To help your potatoes get a good start before you get them in the ground, bring them out of the root cellar or other cold storage where you’ve saved them and allow the eyes to spout in a warmer (but dark) environment. Do this before carving up your seed potatoes into pieces with two or three eyes each and planting them, cut side down a good four inches down. Planting them in trenches makes it easier to pile on more soil (to encourage more potatoes) once the sprouts have emerged. Some gardeners we know fill the trenches with straw and then heap on more straw as the plants grow. Weeds are never a problem with this technique.
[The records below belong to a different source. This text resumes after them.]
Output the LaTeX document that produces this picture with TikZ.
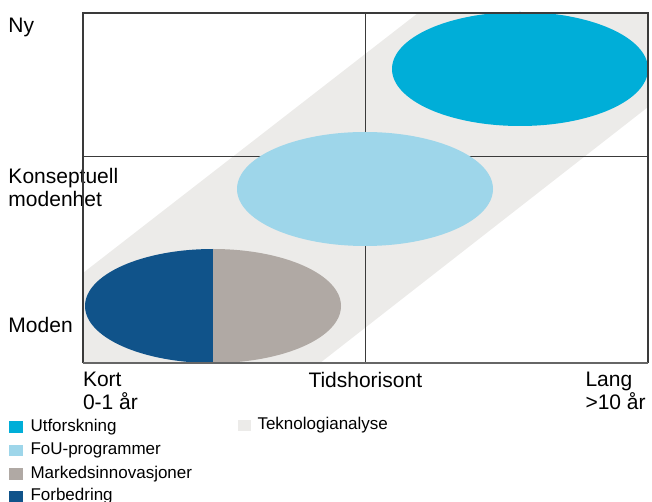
\documentclass[tikz,border=0pt]{standalone}
\usepackage{fontspec}
\setmainfont{Liberation Sans}
\usetikzlibrary{shapes.geometric}
\definecolor{UtfBlue}{HTML}{00AED8}
\definecolor{FoUBlue}{HTML}{9ED6EA}
\definecolor{MarkGray}{HTML}{B0A9A4}
\definecolor{ForbBlue}{HTML}{10538A}
\definecolor{TekGray}{HTML}{ECEBE9}
\definecolor{GridLine}{HTML}{3A3A3A}

\begin{document}
\begin{tikzpicture}[x=1pt, y=-1pt,
		every node/.style={inner sep=0pt, outer sep=0pt},
		axislabel/.style={font=\fontsize{21}{23.5}\selectfont, align=left, anchor=north west},
		legtext/.style={font=\fontsize{17}{19}\selectfont, anchor=base west},
		legbox/.style={minimum width=13.5pt, minimum height=11.5pt, anchor=north west},
		blob/.style={ellipse, minimum width=256pt, minimum height=114pt}]
		\useasboundingbox (0,0) rectangle (652,502);

		% Rammen
		\coordinate (tl) at (83,13);
		\coordinate (tr) at (648,13);
		\coordinate (bl) at (83,363);
		\coordinate (br) at (648,363);
		\coordinate (midt) at (365,13);
		\coordinate (midb) at (365,363);
		\coordinate (midl) at (83,156);
		\coordinate (midr) at (648,156);

		% Teknologianalyse-bånd
		\fill[TekGray] (83,273) -- (418,13) -- (tr) -- (648,107) -- (320,363) -- (bl) -- cycle;

		% Indre linjer
		\draw[GridLine, line width=0.9pt] (midt) -- (midb);
		\draw[GridLine, line width=0.9pt] (midl) -- (midr);

		% Ellipsene
		\node[blob, fill=UtfBlue] (utforskning) at (520,69) {};
		\node[blob, fill=FoUBlue] (fou) at (365,189) {};
		\node[blob] (moden) at (213,306) {};
		\fill[ForbBlue] (moden.north) arc[start angle=90, end angle=270, x radius=128pt, y radius=57pt] -- cycle;
		\fill[MarkGray] (moden.north) arc[start angle=90, end angle=-90, x radius=128pt, y radius=57pt] -- cycle;

		% Aksetekster
		\node[axislabel] (ny) at (8.5,18) {Ny};
		\node[axislabel] (konsept) at (8.5,168) {Konseptuell\\modenhet};
		\node[axislabel] (modenlbl) at (8.5,317) {Moden};
		\node[axislabel] (kort) at (83,372) {Kort\\0-1 år};
		\node[axislabel] (tid) at (308.5,372) {Tidshorisont};
		\node[axislabel] (lang) at (585.5,372) {Lang\\>10 år};

		% Ytterramme
		\draw[GridLine, line width=1.1pt] (bl) -- (tl) -- (tr) -- (br);
		\draw[black!60, line width=1.6pt] (bl) -- (br);

		% Tegnforklaring
		\node[legbox, fill=UtfBlue] (leg1) at (9,421) {};
		\node[legtext] at (30.5,431) {Utforskning};
		\node[legbox, fill=FoUBlue] (leg2) at (9,444.5) {};
		\node[legtext] at (30.5,454.5) {FoU-programmer};
		\node[legbox, fill=MarkGray] (leg3) at (9,468) {};
		\node[legtext] at (30.5,478) {Markedsinnovasjoner};
		\node[legbox, fill=ForbBlue] (leg4) at (9,490.5) {};
		\node[legtext] at (30.5,500.5) {Forbedring};
		\node[legbox, fill=TekGray] (leg5) at (237.5,419.5) {};
		\node[legtext] at (257.5,429.5) {Teknologianalyse};
	\end{tikzpicture}
\end{document}
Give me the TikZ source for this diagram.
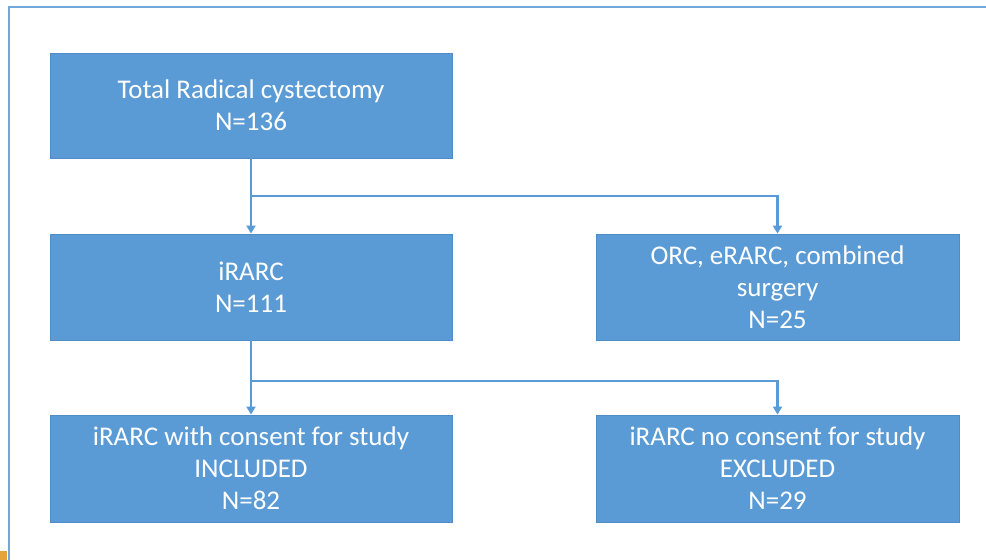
\documentclass[tikz,border=0pt]{standalone}
\usepackage{fontspec}
\setmainfont{Carlito}
\usetikzlibrary{arrows.meta,calc}
\definecolor{boxblue}{HTML}{5B9BD5}
\definecolor{boxedge}{HTML}{4F8CC6}
\definecolor{frameblue}{HTML}{6FA6DC}
\definecolor{markorange}{HTML}{E6A23C}
\tikzset{
  box/.style={fill=boxblue, draw=boxedge, line width=0.8bp, text=white,
    align=center, inner sep=0pt, font=\fontsize{27bp}{32bp}\selectfont},
  conn/.style={draw=boxblue, line width=2.2bp},
  arr/.style={conn, -{Triangle[length=8bp,width=9bp]}}
}
\begin{document}
\begin{tikzpicture}[x=1bp,y=-1bp]
\useasboundingbox (0,0) rectangle (986,560);
% frame
\draw[frameblue, line width=2bp] (9,560) -- (9,7) -- (986,7);
\fill[markorange] (0,551) rectangle (7,560);
% boxes
\node[box, minimum width=402bp, minimum height=105bp] (b1) at (251,105.5)
  {Total Radical cystectomy\\N=136};
\node[box, minimum width=402bp, minimum height=106bp] (b2) at (251,287)
  {iRARC\\N=111};
\node[box, minimum width=363bp, minimum height=106bp] (b3) at (777.5,287)
  {ORC, eRARC, combined\\surgery\\N=25};
\node[box, minimum width=402bp, minimum height=107bp] (b4) at (251,468.5)
  {iRARC with consent for study\\INCLUDED\\N=82};
\node[box, minimum width=363bp, minimum height=107bp] (b5) at (777.5,468.5)
  {iRARC no consent for study\\EXCLUDED\\N=29};
% connectors
\coordinate (j1) at ($(b1.south)!0.5!(b2.north)$);
\coordinate (j2) at ($(b2.south)!0.55!(b4.north)$);
\draw[arr] (b1.south) -- (b2.north);
\draw[arr] (j1) -| (b3.north);
\draw[arr] (b2.south) -- (b4.north);
\draw[arr] (j2) -| (b5.north);
\end{tikzpicture}
\end{document}
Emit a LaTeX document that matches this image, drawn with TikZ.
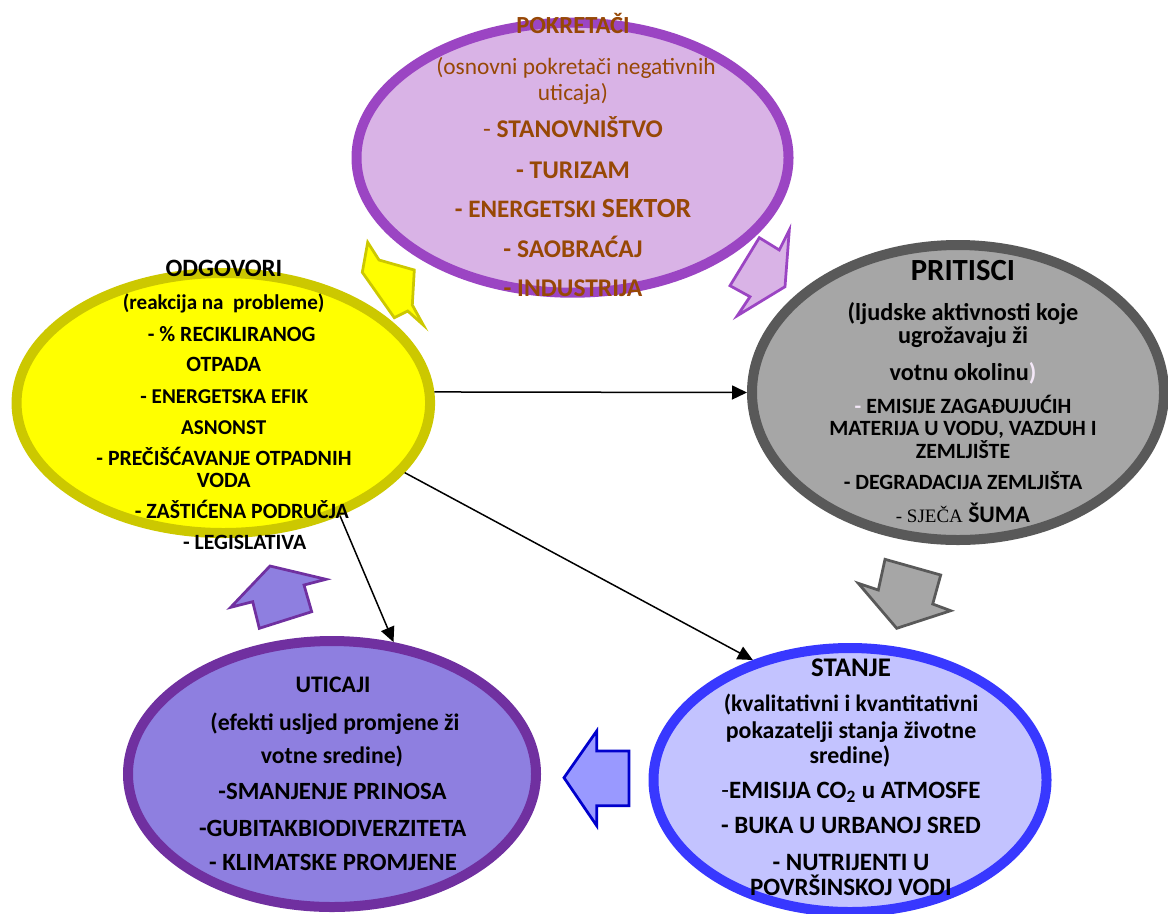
\documentclass[tikz,border=0pt]{standalone}
\usepackage{fontspec}
\setmainfont{Carlito}
\newfontfamily\serifcaps{Liberation Serif}
\usetikzlibrary{shapes.geometric}
\usetikzlibrary{arrows.meta}

\definecolor{pokFill}{HTML}{D9B3E6}
\definecolor{pokLine}{HTML}{9B45C3}
\definecolor{pokText}{HTML}{974806}
\definecolor{priFill}{HTML}{A6A6A6}
\definecolor{priLine}{HTML}{595959}
\definecolor{odgFill}{HTML}{FFFF00}
\definecolor{odgLine}{HTML}{CCC800}
\definecolor{utiFill}{HTML}{8E7FE0}
\definecolor{utiLine}{HTML}{7030A0}
\definecolor{staFill}{HTML}{C3C3FF}
\definecolor{staLine}{HTML}{3838FF}
\definecolor{arrFill}{HTML}{9999FF}
\definecolor{arrLine}{HTML}{0000CC}

\newcommand\sz[1]{\fontsize{#1}{#1}\selectfont}

\tikzset{
  ring/.style={ellipse, line width=2mm, inner sep=0pt},
  blk/.style={line width=0.55mm, line join=miter},
  lbl/.style={anchor=base, inner sep=0pt, font=\sz{12.4}\bfseries},
  link/.style={->, line width=0.3mm},
}

\begin{document}
\begin{tikzpicture}[x=0.2mm, y=-0.2mm, >={Triangle[length=3mm,width=2.8mm]}]
\useasboundingbox (0,0) rectangle (1168,913);

% the five rings
\node[ring, fill=pokFill, draw=pokLine, minimum width=86.4mm, minimum height=54mm] (pok) at (572.5,157.7) {};
\node[ring, fill=priFill, draw=priLine, minimum width=82.4mm, minimum height=59mm] (pri) at (958,392.5) {};
\node[ring, fill=odgFill, draw=odgLine, minimum width=82.7mm, minimum height=52mm] (odg) at (223.3,403) {};
\node[ring, fill=utiFill, draw=utiLine, minimum width=81.6mm, minimum height=53.2mm] (uti) at (332,774) {};
\node[ring, fill=staFill, draw=staLine, minimum width=78.6mm, minimum height=52.8mm] (sta) at (850,780) {};

% block arrows round the cycle
\draw[blk, fill=odgFill, draw=odgLine] (367.7,242.3) -- (379,260) -- (414.3,270) -- (412.3,305)
  -- (423.3,325) -- (407.7,311) -- (394.3,317.7) -- (362.3,272.3) -- cycle;
\draw[blk, fill=pokFill, draw=pokLine] (789.3,230) -- (779.3,250) -- (759.3,237.7) -- (730,285.7)
  -- (750,296.7) -- (737.3,315.7) -- (785,286.7) -- cycle;
\draw[blk, fill=priFill, draw=priLine] (885,559.3) -- (940.7,575) -- (932.7,604) -- (950.7,610.7)
  -- (896.7,628.3) -- (858.3,583.3) -- (878.3,590) -- cycle;
\draw[blk, fill=arrFill, draw=arrLine] (564,777.7) -- (596.7,731) -- (596.7,751) -- (629,751)
  -- (629,805.7) -- (596.7,805.7) -- (596.7,825.7) -- cycle;
\draw[blk, fill=utiFill, draw=utiLine] (270,566) -- (326,579.3) -- (304,585) -- (311.7,611.7)
  -- (259.3,628.3) -- (252.7,601.7) -- (230.7,607.3) -- cycle;

% POKRETACI
\node[lbl, text=pokText, font=\sz{14}\bfseries] (pok-t) at (573,33) {POKRETAČI};
\node[lbl, text=pokText, font=\sz{13.3}] (pok-a) at (576,74) {(osnovni pokretači negativnih};
\node[lbl, text=pokText, font=\sz{13.3}] (pok-b) at (573,100) {uticaja)};
\node[lbl, text=pokText, font=\sz{14.5}\bfseries] (pok-1) at (573,137.7) {{\mdseries -} STANOVNIŠTVO};
\node[lbl, text=pokText, font=\sz{14.5}\bfseries] (pok-2) at (573,178.3) {- TURIZAM};
\node[lbl, text=pokText, font=\sz{14.3}\bfseries] (pok-3) at (573,217.3) {- ENERGETSKI {\sz{15.8}SEKTOR}};
\node[lbl, text=pokText, font=\sz{14.5}\bfseries] (pok-4) at (573,257.7) {- SAOBRAĆAJ};
\node[lbl, text=pokText, font=\sz{14.5}\bfseries] (pok-5) at (573,296.7) {- INDUSTRIJA};

% PRITISCI
\node[lbl, font=\sz{17.5}\bfseries] (pri-t) at (963,280.7) {PRITISCI};
\node[lbl, font=\sz{13.8}\bfseries] (pri-a) at (963,320) {(ljudske aktivnosti koje};
\node[lbl, font=\sz{13.8}\bfseries] (pri-b) at (963,343.3) {ugrožavaju ži};
\node[lbl, font=\sz{13.8}\bfseries] (pri-c) at (963,380.7) {votnu okolinu\textcolor{pokFill!30}{)}};
\node[lbl] (pri-1) at (963,413.3) {\textcolor{pokFill!30}{-} EMISIJE ZAGAĐUJUĆIH};
\node[lbl] (pri-2) at (963,435) {MATERIJA U VODU, VAZDUH I};
\node[lbl] (pri-3) at (963,458.3) {ZEMLJIŠTE};
\node[lbl] (pri-4) at (963,489.3) {- DEGRADACIJA ZEMLJIŠTA};
\node[lbl, font=\sz{13.5}\bfseries] (pri-5) at (963,522.7) {{\serifcaps\mdseries\sz{10.8}- SJEČA} ŠUMA};

% ODGOVORI
\node[lbl, font=\sz{14.2}\bfseries] (odg-t) at (224,276.7) {ODGOVORI};
\node[lbl, font=\sz{12}\bfseries] (odg-a) at (223.7,309.3) {(reakcija na\ \ probleme)};
\node[lbl] (odg-1) at (231.7,341) {- \% RECIKLIRANOG};
\node[lbl] (odg-2) at (223.7,371.7) {OTPADA};
\node[lbl, font=\sz{12}\bfseries] (odg-3) at (224.3,403.3) {- ENERGETSKA EFIK};
\node[lbl, font=\sz{12}\bfseries] (odg-4) at (223.7,434) {ASNONST};
\node[lbl] (odg-5) at (224,465.7) {- PREČIŠĆAVANJE OTPADNIH};
\node[lbl] (odg-6) at (223.7,487.3) {VODA};
\node[lbl] (odg-7) at (241.8,518.3) {- ZAŠTIĆENA PODRUČJA};
\node[lbl] (odg-8) at (244.7,549.3) {- LEGISLATIVA};

% UTICAJI
\node[lbl, font=\sz{13.5}\bfseries] (uti-t) at (333,692.7) {UTICAJI};
\node[lbl, font=\sz{13.5}\bfseries] (uti-a) at (335,730) {(efekti usljed promjene ži};
\node[lbl, font=\sz{13.5}\bfseries] (uti-b) at (332,763.3) {votne sredine)};
\node[lbl, font=\sz{14.1}\bfseries] (uti-1) at (332.5,799.3) {-SMANJENJE PRINOSA};
\node[lbl, font=\sz{14.1}\bfseries] (uti-2) at (332.7,836) {-GUBITAKBIODIVERZITETA};
\node[lbl, font=\sz{14.1}\bfseries] (uti-3) at (333,870.7) {- KLIMATSKE PROMJENE};

% STANJE
\node[lbl, font=\sz{15.3}\bfseries] (sta-t) at (851,676.7) {STANJE};
\node[lbl, font=\sz{13.4}\bfseries] (sta-a) at (851,711.7) {(kvalitativni i kvantitativni};
\node[lbl, font=\sz{13.6}\bfseries] (sta-b) at (851,738.3) {pokazatelji stanja životne};
\node[lbl, font=\sz{13.6}\bfseries] (sta-c) at (850,763.3) {sredine)};
\node[lbl, font=\sz{14.2}\bfseries] (sta-1) at (851,798.3) {{\mdseries-}EMISIJA CO\textsubscript{2} u ATMOSFE};
\node[lbl, font=\sz{14.2}\bfseries] (sta-2) at (851,833.3) {- BUKA U URBANOJ SRED};
\node[lbl, font=\sz{14.2}\bfseries] (sta-3) at (851,870) {- NUTRIJENTI U};
\node[lbl, font=\sz{14.2}\bfseries] (sta-4) at (851,895) {POVRŠINSKOJ VODI};

% responses acting on the others
\draw[link] (odg.3) -- (pri.180);
\draw[link] (odg.-21) -- (sta.129);
\draw[link] (odg.-44) -- (uti.65);
\end{tikzpicture}
\end{document}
Most garden books recommend at least 12 inches between plants, but we’ve had success planting them closer and in double rows no more than six inches apart. We’ve found that divided seed potatoes do better than small potatoes we’ve planted whole, but don’t know why. Anybody with a theory? We’ve also been known to take an organic potato or two from our pantry, divide them, and plant in our garden as well.
Planting potatoes in rows then “hilling” soil or crowding mulch up against the plants is the tried-and-true way of growing. Grouping potatoes in raised beds, as some of my friends have shown me, can also be effective. Urban gardeners have lately destroyed the old notion about not being able to grow potatoes in containers. Savvy growers are now harvesting potatoes from barrels growing them in buckets on their decks and porches, even growing them in bags.
We’ll deal with potato pests and other problems in another post, after we get our potatoes in the ground. And, come harvest time, we’ll discuss how to save your own seed potatoes (as simple as it sounds). Until then, how do your potatoes grow? We’re especially interested in bag, bucket and barrel experiences because — truth be told! — we’ve never tried them. Maybe you can convince us.